Chapter 20, Problem 8RQE

Interpretation Introduction

Interpretation:

Structural formula for cyclic form for ribose, glucose, fructose, and galactose has to be drawn.

Concept Introduction:

Simplest carbohydrates are known as monosaccharides.  They contain three to six carbons generally in a chain form with a carbonyl group present in the terminal or the adjacent carbon atom from the terminal.  Monosaccharides contains only one sugar unit.

Monosaccharides can be drawn in a linear style.  Here, the hydroxyl groups are present on the each carbon atom.  Open-chain form of monosaccharide is drawn by placing the hydroxyl groups on right or left considering the chiral center.

Monosaccharide can be expressed in a cyclic form.  In case of an aldohexose, the hydroxyl group present on the $\text{C5}$ carbon atom reacts with the carbonyl group present in $\text{C1}$ carbon atom resulting in formation of a six-membered ring.  Procedure to be followed for obtaining cyclic structure are given as follows.
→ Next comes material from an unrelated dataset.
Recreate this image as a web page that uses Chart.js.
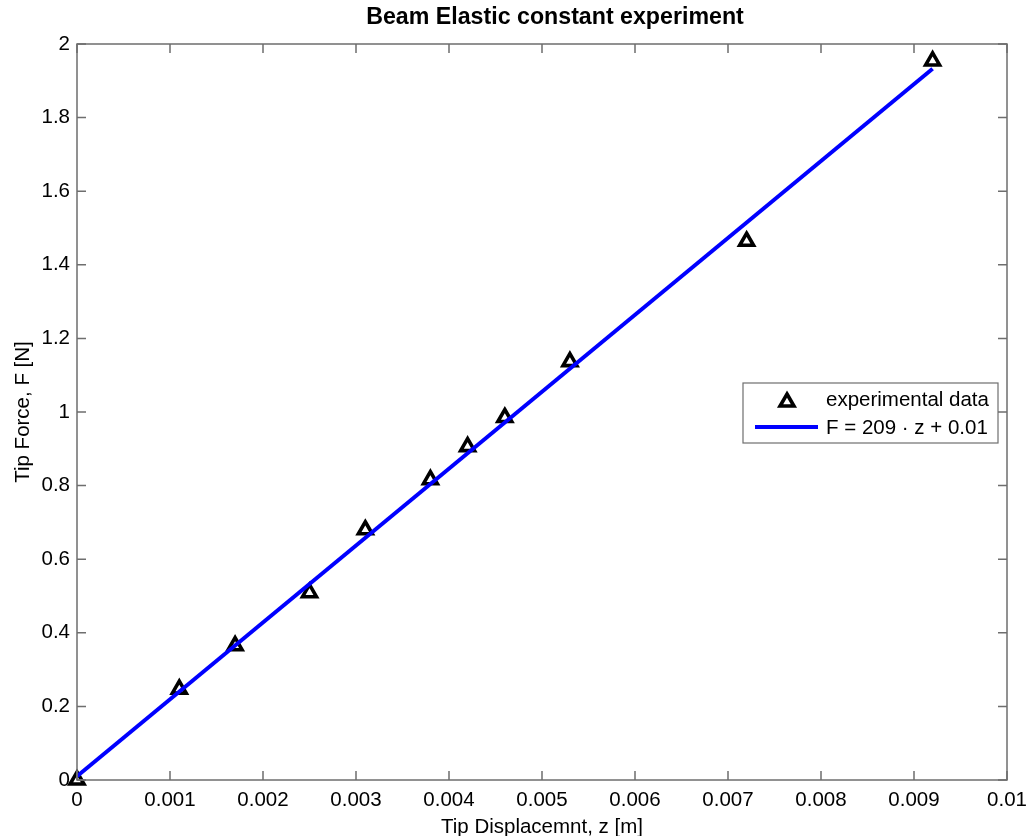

• Carbon skeleton has to be rotated to $90°$.  While rotating, the groups that are present on the right side ends up below after rotation.
• Chain has to be twisted in order to put the hydroxyl group closer to the carbonyl group of aldehyde.  The ${\text{CH}}_{\text{2}}\text{OH}$ group present on $\text{C5}$ is drawn up.
• The $\text{OH}$ group on the $\text{C5}$ carbon atom reacts with the aldehyde carbonyl resulting in formation of six-membered ring that has a new chiral center.  Considering the orientation of $\text{OH}$ group that is present on the new chiral center that is formed, two isomers are possible.